Maybe this is the case? How to hide that I am using a custom router? How ISP actually senses that? Through my MAC Address? If so, Isn't MAC Cloning possible to masquerade my custom router's visibility?

EDIT:
@xerces8, I have noticed that you have worked out a solution, from your thread, to the PADT being sent by the AC and processed by the router. May I get a link to the patch file? I am running on 19.07.3.

See here: https://lkml.org/lkml/2020/6/9/864

Thanks @xerces8 for your response. I believe, I will have to edit the pppoe.c in the source code manually then compile and build instead of patching using quilt. Right?

I used quilt.
Otherwise the build system might overwrite your changes. It is very complex. Ask someone who knows it.

What I did was: checkout the sources from git, create a "proper" patch with quilt (follow the instructions from the wiki*, "quilt new" , then apply the patch, manually, or simply edit the file and add those two lines,
then do "quilt refresh", make update and the full make - note: this is a quick description, just to give you the rough idea, not all steps are listed)

* https://openwrt.org/docs/guide-developer/build-system/use-patches-with-buildsystem

I also have a WRT1900ACS router, using a Netgear DGND3700v2 device as the ADSL2+ modem to connect to our provider.

The Netgear device is setup on it's own IP: 192.168.0.1 , subnet 255.255.255.0 .
DHCP is disabled, all options are at factory default.

A Cat5e LAN cable is connected to one of the Netgear's LAN ports, and is connected to the Linksys router's WAN port.

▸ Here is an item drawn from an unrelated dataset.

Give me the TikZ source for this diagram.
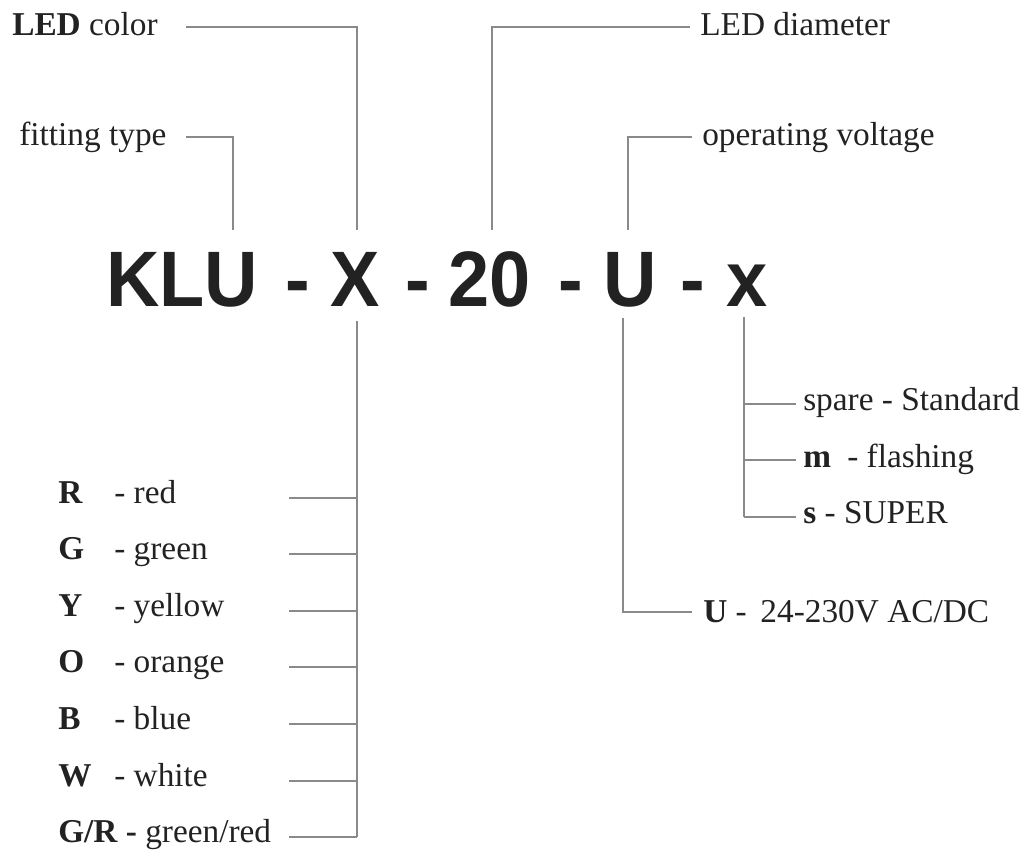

The Linksys WRT1900ACSv2 router WAN interface is set as:

Protocol = Static Address,
Bring up on boot = checked / enabled,
IPV4 Address: 192.168.0.2,
IPV4 Netmask: 255.255.255.0,
IPV4 Gateway: 192.168.0.1

I have found this is the most stable configuration for our setup here. Allowing the "provider" (PPOe) modem to handle negotiation <-> communication with the Provider. As we currently do not have any IPTV, etc. setup, there are no "Double NAT" issues .. with this configuration.

--
I know this does not address any (PPOe) config issues you are currently experiencing: but thought the info may be useful to you in aiding any troubleshooting / further isolating the issue.